Setelah Vietnam, Beacon Fund Luncurkan “Gender Lens Investing” di Indonesia

Dalam sebuah riset yang dilakukan Investing in Women tahun 2021 lalu, Gender Lens Investing (GLI) di Asia Tenggara, khususnya negara seperti Vietnam, Filipina, dan Indonesia, mampu memberikan efek positif dan berkelanjutan.

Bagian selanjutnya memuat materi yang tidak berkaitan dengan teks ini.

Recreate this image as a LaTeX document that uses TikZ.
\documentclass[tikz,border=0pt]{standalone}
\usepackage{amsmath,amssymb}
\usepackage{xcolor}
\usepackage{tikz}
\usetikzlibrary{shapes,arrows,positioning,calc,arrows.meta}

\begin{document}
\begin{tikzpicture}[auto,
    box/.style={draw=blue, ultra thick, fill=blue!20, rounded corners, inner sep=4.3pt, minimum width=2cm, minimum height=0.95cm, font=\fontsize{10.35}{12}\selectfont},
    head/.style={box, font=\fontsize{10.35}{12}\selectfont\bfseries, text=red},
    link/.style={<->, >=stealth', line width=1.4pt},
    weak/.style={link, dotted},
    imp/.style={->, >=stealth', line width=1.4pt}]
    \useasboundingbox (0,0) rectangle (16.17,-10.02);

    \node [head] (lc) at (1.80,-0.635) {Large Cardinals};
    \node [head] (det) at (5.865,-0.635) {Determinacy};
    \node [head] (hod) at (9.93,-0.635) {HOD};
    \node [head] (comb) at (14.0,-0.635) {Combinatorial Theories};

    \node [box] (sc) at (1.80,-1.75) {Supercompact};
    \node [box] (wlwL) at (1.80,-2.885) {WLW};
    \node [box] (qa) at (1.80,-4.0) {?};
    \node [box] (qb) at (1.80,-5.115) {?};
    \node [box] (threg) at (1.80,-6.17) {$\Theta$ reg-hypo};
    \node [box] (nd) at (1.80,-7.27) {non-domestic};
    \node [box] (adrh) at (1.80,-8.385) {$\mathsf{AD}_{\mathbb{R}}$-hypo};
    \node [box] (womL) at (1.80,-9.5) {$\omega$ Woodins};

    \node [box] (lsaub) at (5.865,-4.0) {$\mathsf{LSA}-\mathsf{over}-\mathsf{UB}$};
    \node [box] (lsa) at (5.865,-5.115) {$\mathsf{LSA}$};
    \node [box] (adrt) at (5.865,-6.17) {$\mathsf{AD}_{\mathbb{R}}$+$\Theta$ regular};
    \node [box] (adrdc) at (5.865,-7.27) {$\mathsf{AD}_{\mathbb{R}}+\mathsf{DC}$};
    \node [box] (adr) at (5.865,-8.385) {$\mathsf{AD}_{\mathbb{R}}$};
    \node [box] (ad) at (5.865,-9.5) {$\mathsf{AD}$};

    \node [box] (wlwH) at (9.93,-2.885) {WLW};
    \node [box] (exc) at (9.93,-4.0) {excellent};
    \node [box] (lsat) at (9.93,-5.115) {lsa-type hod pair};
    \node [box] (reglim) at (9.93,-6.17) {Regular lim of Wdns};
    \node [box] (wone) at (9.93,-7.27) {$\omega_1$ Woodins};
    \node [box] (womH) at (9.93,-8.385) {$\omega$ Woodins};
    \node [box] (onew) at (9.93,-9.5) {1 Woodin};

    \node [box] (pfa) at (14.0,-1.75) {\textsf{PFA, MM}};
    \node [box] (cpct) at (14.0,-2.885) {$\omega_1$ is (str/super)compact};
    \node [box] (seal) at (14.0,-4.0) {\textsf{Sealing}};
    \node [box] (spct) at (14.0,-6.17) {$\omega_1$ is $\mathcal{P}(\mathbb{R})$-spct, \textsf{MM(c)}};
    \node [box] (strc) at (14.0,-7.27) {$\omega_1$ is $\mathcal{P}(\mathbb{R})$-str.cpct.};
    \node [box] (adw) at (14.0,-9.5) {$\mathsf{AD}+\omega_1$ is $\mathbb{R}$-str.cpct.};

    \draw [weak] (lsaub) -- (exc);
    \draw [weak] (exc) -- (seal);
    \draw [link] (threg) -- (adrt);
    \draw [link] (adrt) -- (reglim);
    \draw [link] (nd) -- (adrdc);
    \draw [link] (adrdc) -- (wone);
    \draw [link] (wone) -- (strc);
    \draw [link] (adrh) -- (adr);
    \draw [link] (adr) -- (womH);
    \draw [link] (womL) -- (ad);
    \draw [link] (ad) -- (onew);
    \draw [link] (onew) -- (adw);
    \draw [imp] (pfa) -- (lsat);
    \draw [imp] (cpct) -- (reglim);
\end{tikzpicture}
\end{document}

Tidak hanya ke pengusaha perempuan itu sendiri, tetapi kontribusi yang cukup besar untuk negara.

Sejumlah investor mulai menerapkan praktik GLI, namun sebagian besar investor lokal tidak mengidentifikasi diri mereka sebagai investor GLI.

GLI disebutkan memiliki dampak yang positif pada kehidupan perempuan dan anak perempuan, membantu mengurangi ketidaksetaraan gender, dan memperluas akses pembiayaan kepada pengusaha perempuan yang sampai saat ini masih kurang dilirik oleh para investor. Dengan mendanai bisnis yang dipimpin perempuan, investor dapat mengatasi ketidaksetaraan gender sekaligus mendapatkan keuntungan.

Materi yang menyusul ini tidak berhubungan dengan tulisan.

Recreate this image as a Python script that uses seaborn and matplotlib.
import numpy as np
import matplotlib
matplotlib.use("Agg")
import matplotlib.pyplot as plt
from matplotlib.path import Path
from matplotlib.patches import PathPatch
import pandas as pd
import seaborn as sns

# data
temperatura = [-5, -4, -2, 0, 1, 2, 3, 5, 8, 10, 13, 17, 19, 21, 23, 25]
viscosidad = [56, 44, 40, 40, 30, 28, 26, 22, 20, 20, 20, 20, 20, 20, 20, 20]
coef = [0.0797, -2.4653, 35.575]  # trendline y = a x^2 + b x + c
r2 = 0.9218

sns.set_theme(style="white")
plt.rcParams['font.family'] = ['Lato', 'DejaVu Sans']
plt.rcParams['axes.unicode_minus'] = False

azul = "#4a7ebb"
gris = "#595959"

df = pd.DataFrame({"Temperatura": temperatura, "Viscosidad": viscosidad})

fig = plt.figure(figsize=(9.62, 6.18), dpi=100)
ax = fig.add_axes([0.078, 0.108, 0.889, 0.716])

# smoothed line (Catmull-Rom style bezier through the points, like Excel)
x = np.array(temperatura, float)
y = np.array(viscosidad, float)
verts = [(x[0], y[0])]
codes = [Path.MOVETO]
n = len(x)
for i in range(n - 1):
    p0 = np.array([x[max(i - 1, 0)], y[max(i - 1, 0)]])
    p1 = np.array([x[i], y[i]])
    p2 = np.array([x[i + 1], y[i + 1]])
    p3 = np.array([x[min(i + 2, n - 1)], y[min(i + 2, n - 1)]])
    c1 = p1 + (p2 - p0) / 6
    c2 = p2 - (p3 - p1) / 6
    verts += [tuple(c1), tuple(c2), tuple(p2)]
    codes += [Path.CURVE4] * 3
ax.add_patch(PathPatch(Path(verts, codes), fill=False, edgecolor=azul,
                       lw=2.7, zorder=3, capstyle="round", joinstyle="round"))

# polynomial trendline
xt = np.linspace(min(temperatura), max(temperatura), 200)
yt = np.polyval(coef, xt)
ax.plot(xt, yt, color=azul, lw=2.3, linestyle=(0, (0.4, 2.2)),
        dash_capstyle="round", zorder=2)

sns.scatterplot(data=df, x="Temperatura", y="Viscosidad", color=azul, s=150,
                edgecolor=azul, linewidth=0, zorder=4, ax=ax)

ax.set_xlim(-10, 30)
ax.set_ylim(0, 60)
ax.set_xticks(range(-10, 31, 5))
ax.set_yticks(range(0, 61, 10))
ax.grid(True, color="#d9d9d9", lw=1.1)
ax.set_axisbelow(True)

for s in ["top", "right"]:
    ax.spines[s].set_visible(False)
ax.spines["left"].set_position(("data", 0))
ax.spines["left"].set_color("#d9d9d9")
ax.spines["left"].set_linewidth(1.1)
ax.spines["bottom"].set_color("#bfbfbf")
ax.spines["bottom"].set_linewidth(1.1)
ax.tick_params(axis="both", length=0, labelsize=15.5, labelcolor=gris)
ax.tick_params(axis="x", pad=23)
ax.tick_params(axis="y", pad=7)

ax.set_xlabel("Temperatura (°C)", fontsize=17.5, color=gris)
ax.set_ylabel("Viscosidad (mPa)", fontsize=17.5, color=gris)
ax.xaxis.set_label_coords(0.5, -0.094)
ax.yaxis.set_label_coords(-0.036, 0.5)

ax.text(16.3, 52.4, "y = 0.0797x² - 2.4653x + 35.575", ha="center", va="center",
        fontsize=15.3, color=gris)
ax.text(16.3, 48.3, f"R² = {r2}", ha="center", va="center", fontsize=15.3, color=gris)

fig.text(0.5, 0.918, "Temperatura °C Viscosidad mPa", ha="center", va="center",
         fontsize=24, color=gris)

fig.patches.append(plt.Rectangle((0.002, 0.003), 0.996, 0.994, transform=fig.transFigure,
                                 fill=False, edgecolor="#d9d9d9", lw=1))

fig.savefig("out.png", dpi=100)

Melihat peluang tersebut, Beacon Fund yang didukung Patamar capital, meluncurkan impact fund yang fokus ke GLI di Asia Tenggara. Dimulai di Vietnam, Beacon Fund mulai serius menjajaki peluang investasi di kalangan pengusaha UMKM perempuan Indonesia. Beacon Fund dipimpin oleh CEO Shuyin Tang yang juga merupakan Partner Patamar Capital.

Saat ini, selain Beacon Fund, investor lokal yang juga fokus ke pendanaan GLI adalah Teja Ventures.

Kategori perusahaan GLI

Berbicara tentang GLI mengundang cara pandang Beacon Fund tentang seperti apa perusahaan yang ingin menjadi portofolionya. Kepada DailySocial, Manager Investment Relations Beacon Fund Rong Hui Kan menyebutkan, jika perusahaan tersebut memang dimiliki perempuan hal ini menjadi ideal. Namun dari sisi kategori bisnis yang disasar, menurutnya tidak harus perusahaan yang menyediakan layanan khusus untuk perempuan.

Kategori seperti edukasi dan agrikultur menjadi perhatian khusus bagi Beacon Fund. Secara khusus mereka memosisikan diri sebagai private credit fund yang menerapkan untuk mendukung usaha kecil dan berkembang di Asia Tenggara.

“Relasi kami dengan Patamar Capital yang selama ini fokus berinvestasi ke startup yang ingin menuju ke status unicorn telah memberikan akses kepada jaringan yang luas, masukan, hingga nasihat yang relevan kepada para pengusaha,” kata Rong Hui.

Berbeda dengan VC yang menggunakan skema pendanaan berbasis ekuitas,  Beacon Fund memberikan pendanaan dalam bentuk pinjaman. Pengusaha perempuan atau bisnis yang memiliki latar belakang layanan untuk perempuan dan telah memiliki cashflow positif memiliki kesempatan mendapatkan pinjaman dari perusahaan.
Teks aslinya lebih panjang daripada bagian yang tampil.